Please retype the data in full and exactly; the pictures are not part of the copy.
[start]
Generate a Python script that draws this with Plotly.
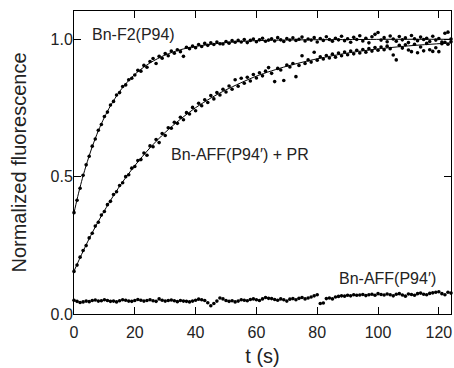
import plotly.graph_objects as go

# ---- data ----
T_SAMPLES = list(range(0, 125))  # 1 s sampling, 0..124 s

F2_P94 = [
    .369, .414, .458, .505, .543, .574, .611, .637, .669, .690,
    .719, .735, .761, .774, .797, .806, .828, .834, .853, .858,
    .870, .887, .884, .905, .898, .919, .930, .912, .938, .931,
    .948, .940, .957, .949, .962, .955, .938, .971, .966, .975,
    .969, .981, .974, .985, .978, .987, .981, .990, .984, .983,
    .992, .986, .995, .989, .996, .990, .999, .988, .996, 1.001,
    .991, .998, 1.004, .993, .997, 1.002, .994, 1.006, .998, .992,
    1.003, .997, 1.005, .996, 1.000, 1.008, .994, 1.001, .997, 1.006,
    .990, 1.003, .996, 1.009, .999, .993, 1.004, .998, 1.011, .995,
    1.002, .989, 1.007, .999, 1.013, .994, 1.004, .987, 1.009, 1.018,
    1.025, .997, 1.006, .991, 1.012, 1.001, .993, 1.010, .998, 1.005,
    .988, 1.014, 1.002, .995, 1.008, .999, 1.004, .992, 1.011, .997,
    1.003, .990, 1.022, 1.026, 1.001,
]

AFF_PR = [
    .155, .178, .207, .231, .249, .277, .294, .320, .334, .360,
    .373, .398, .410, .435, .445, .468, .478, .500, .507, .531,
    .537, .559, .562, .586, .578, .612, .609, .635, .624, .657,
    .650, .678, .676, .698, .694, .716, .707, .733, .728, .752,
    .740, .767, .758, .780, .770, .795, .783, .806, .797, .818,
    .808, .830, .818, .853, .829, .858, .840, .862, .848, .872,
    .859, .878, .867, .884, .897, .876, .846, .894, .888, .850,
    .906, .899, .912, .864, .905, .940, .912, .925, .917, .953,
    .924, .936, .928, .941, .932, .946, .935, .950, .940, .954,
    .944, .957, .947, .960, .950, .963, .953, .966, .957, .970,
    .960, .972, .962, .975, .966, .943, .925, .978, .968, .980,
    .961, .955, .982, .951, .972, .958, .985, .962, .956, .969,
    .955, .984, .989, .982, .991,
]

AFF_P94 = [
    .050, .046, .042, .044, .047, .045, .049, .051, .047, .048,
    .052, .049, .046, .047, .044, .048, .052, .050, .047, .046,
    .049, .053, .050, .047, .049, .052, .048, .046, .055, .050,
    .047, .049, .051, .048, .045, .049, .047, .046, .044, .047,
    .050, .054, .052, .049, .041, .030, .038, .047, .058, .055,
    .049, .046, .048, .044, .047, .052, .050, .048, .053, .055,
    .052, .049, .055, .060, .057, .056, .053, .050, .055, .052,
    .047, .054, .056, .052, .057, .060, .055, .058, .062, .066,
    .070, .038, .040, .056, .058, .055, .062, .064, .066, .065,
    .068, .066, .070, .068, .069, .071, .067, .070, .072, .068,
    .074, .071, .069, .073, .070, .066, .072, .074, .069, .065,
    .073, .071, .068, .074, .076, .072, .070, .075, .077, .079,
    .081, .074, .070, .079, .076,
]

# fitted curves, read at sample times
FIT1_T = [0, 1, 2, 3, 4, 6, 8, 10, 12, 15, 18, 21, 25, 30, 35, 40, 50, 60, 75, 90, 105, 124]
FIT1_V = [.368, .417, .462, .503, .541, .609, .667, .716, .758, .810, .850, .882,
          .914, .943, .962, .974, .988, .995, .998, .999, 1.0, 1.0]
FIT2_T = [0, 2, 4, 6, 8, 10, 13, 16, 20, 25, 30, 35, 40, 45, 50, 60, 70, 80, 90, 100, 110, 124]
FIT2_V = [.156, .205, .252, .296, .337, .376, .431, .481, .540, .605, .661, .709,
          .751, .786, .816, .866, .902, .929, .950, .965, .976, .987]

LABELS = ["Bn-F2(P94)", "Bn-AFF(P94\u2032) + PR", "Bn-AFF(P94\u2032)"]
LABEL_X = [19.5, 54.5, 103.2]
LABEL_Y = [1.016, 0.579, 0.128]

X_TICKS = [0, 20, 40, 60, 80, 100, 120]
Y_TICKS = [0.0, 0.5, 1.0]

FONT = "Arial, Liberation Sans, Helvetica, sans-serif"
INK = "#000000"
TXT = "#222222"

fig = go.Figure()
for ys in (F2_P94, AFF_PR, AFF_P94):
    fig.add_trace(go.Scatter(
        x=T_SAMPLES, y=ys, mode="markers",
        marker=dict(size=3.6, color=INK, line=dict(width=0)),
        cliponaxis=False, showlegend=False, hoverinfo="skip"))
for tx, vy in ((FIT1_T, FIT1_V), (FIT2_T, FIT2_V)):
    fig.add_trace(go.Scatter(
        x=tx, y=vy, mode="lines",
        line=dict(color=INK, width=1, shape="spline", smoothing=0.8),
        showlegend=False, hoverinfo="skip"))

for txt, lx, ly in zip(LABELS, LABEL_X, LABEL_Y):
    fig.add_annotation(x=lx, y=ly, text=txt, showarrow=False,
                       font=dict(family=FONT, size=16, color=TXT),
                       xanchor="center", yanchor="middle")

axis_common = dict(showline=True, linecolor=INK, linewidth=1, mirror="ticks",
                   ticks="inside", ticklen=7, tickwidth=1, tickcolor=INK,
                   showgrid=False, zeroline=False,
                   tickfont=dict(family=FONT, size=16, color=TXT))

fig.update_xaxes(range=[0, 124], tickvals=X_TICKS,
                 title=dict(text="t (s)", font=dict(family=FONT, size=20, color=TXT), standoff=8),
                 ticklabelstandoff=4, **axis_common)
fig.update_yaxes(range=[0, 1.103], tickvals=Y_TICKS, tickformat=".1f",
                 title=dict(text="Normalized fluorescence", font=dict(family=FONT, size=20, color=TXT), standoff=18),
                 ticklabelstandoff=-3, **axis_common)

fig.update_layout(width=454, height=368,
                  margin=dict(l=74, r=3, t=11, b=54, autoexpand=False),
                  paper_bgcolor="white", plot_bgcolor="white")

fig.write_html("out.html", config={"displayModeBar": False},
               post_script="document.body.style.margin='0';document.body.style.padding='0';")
[end]
#### Completed task
Generate a Python script that draws this with Plotly.
import plotly.graph_objects as go

# ---- data ----
T_SAMPLES = list(range(0, 125))  # 1 s sampling, 0..124 s

F2_P94 = [
    .369, .414, .458, .505, .543, .574, .611, .637, .669, .690,
    .719, .735, .761, .774, .797, .806, .828, .834, .853, .858,
    .870, .887, .884, .905, .898, .919, .930, .912, .938, .931,
    .948, .940, .957, .949, .962, .955, .938, .971, .966, .975,
    .969, .981, .974, .985, .978, .987, .981, .990, .984, .983,
    .992, .986, .995, .989, .996, .990, .999, .988, .996, 1.001,
    .991, .998, 1.004, .993, .997, 1.002, .994, 1.006, .998, .992,
    1.003, .997, 1.005, .996, 1.000, 1.008, .994, 1.001, .997, 1.006,
    .990, 1.003, .996, 1.009, .999, .993, 1.004, .998, 1.011, .995,
    1.002, .989, 1.007, .999, 1.013, .994, 1.004, .987, 1.009, 1.018,
    1.025, .997, 1.006, .991, 1.012, 1.001, .993, 1.010, .998, 1.005,
    .988, 1.014, 1.002, .995, 1.008, .999, 1.004, .992, 1.011, .997,
    1.003, .990, 1.022, 1.026, 1.001,
]

AFF_PR = [
    .155, .178, .207, .231, .249, .277, .294, .320, .334, .360,
    .373, .398, .410, .435, .445, .468, .478, .500, .507, .531,
    .537, .559, .562, .586, .578, .612, .609, .635, .624, .657,
    .650, .678, .676, .698, .694, .716, .707, .733, .728, .752,
    .740, .767, .758, .780, .770, .795, .783, .806, .797, .818,
    .808, .830, .818, .853, .829, .858, .840, .862, .848, .872,
    .859, .878, .867, .884, .897, .876, .846, .894, .888, .850,
    .906, .899, .912, .864, .905, .940, .912, .925, .917, .953,
    .924, .936, .928, .941, .932, .946, .935, .950, .940, .954,
    .944, .957, .947, .960, .950, .963, .953, .966, .957, .970,
    .960, .972, .962, .975, .966, .943, .925, .978, .968, .980,
    .961, .955, .982, .951, .972, .958, .985, .962, .956, .969,
    .955, .984, .989, .982, .991,
]

AFF_P94 = [
    .050, .046, .042, .044, .047, .045, .049, .051, .047, .048,
    .052, .049, .046, .047, .044, .048, .052, .050, .047, .046,
    .049, .053, .050, .047, .049, .052, .048, .046, .055, .050,
    .047, .049, .051, .048, .045, .049, .047, .046, .044, .047,
    .050, .054, .052, .049, .041, .030, .038, .047, .058, .055,
    .049, .046, .048, .044, .047, .052, .050, .048, .053, .055,
    .052, .049, .055, .060, .057, .056, .053, .050, .055, .052,
    .047, .054, .056, .052, .057, .060, .055, .058, .062, .066,
    .070, .038, .040, .056, .058, .055, .062, .064, .066, .065,
    .068, .066, .070, .068, .069, .071, .067, .070, .072, .068,
    .074, .071, .069, .073, .070, .066, .072, .074, .069, .065,
    .073, .071, .068, .074, .076, .072, .070, .075, .077, .079,
    .081, .074, .070, .079, .076,
]

# fitted curves, read at sample times
FIT1_T = [0, 1, 2, 3, 4, 6, 8, 10, 12, 15, 18, 21, 25, 30, 35, 40, 50, 60, 75, 90, 105, 124]
FIT1_V = [.368, .417, .462, .503, .541, .609, .667, .716, .758, .810, .850, .882,
          .914, .943, .962, .974, .988, .995, .998, .999, 1.0, 1.0]
FIT2_T = [0, 2, 4, 6, 8, 10, 13, 16, 20, 25, 30, 35, 40, 45, 50, 60, 70, 80, 90, 100, 110, 124]
FIT2_V = [.156, .205, .252, .296, .337, .376, .431, .481, .540, .605, .661, .709,
          .751, .786, .816, .866, .902, .929, .950, .965, .976, .987]

LABELS = ["Bn-F2(P94)", "Bn-AFF(P94\u2032) + PR", "Bn-AFF(P94\u2032)"]
LABEL_X = [19.5, 54.5, 103.2]
LABEL_Y = [1.016, 0.579, 0.128]

X_TICKS = [0, 20, 40, 60, 80, 100, 120]
Y_TICKS = [0.0, 0.5, 1.0]

FONT = "Arial, Liberation Sans, Helvetica, sans-serif"
INK = "#000000"
TXT = "#222222"

fig = go.Figure()
for ys in (F2_P94, AFF_PR, AFF_P94):
    fig.add_trace(go.Scatter(
        x=T_SAMPLES, y=ys, mode="markers",
        marker=dict(size=3.6, color=INK, line=dict(width=0)),
        cliponaxis=False, showlegend=False, hoverinfo="skip"))
for tx, vy in ((FIT1_T, FIT1_V), (FIT2_T, FIT2_V)):
    fig.add_trace(go.Scatter(
        x=tx, y=vy, mode="lines",
        line=dict(color=INK, width=1, shape="spline", smoothing=0.8),
        showlegend=False, hoverinfo="skip"))

for txt, lx, ly in zip(LABELS, LABEL_X, LABEL_Y):
    fig.add_annotation(x=lx, y=ly, text=txt, showarrow=False,
                       font=dict(family=FONT, size=16, color=TXT),
                       xanchor="center", yanchor="middle")

axis_common = dict(showline=True, linecolor=INK, linewidth=1, mirror="ticks",
                   ticks="inside", ticklen=7, tickwidth=1, tickcolor=INK,
                   showgrid=False, zeroline=False,
                   tickfont=dict(family=FONT, size=16, color=TXT))

fig.update_xaxes(range=[0, 124], tickvals=X_TICKS,
                 title=dict(text="t (s)", font=dict(family=FONT, size=20, color=TXT), standoff=8),
                 ticklabelstandoff=4, **axis_common)
fig.update_yaxes(range=[0, 1.103], tickvals=Y_TICKS, tickformat=".1f",
                 title=dict(text="Normalized fluorescence", font=dict(family=FONT, size=20, color=TXT), standoff=18),
                 ticklabelstandoff=-3, **axis_common)

fig.update_layout(width=454, height=368,
                  margin=dict(l=74, r=3, t=11, b=54, autoexpand=False),
                  paper_bgcolor="white", plot_bgcolor="white")

fig.write_html("out.html", config={"displayModeBar": False},
               post_script="document.body.style.margin='0';document.body.style.padding='0';")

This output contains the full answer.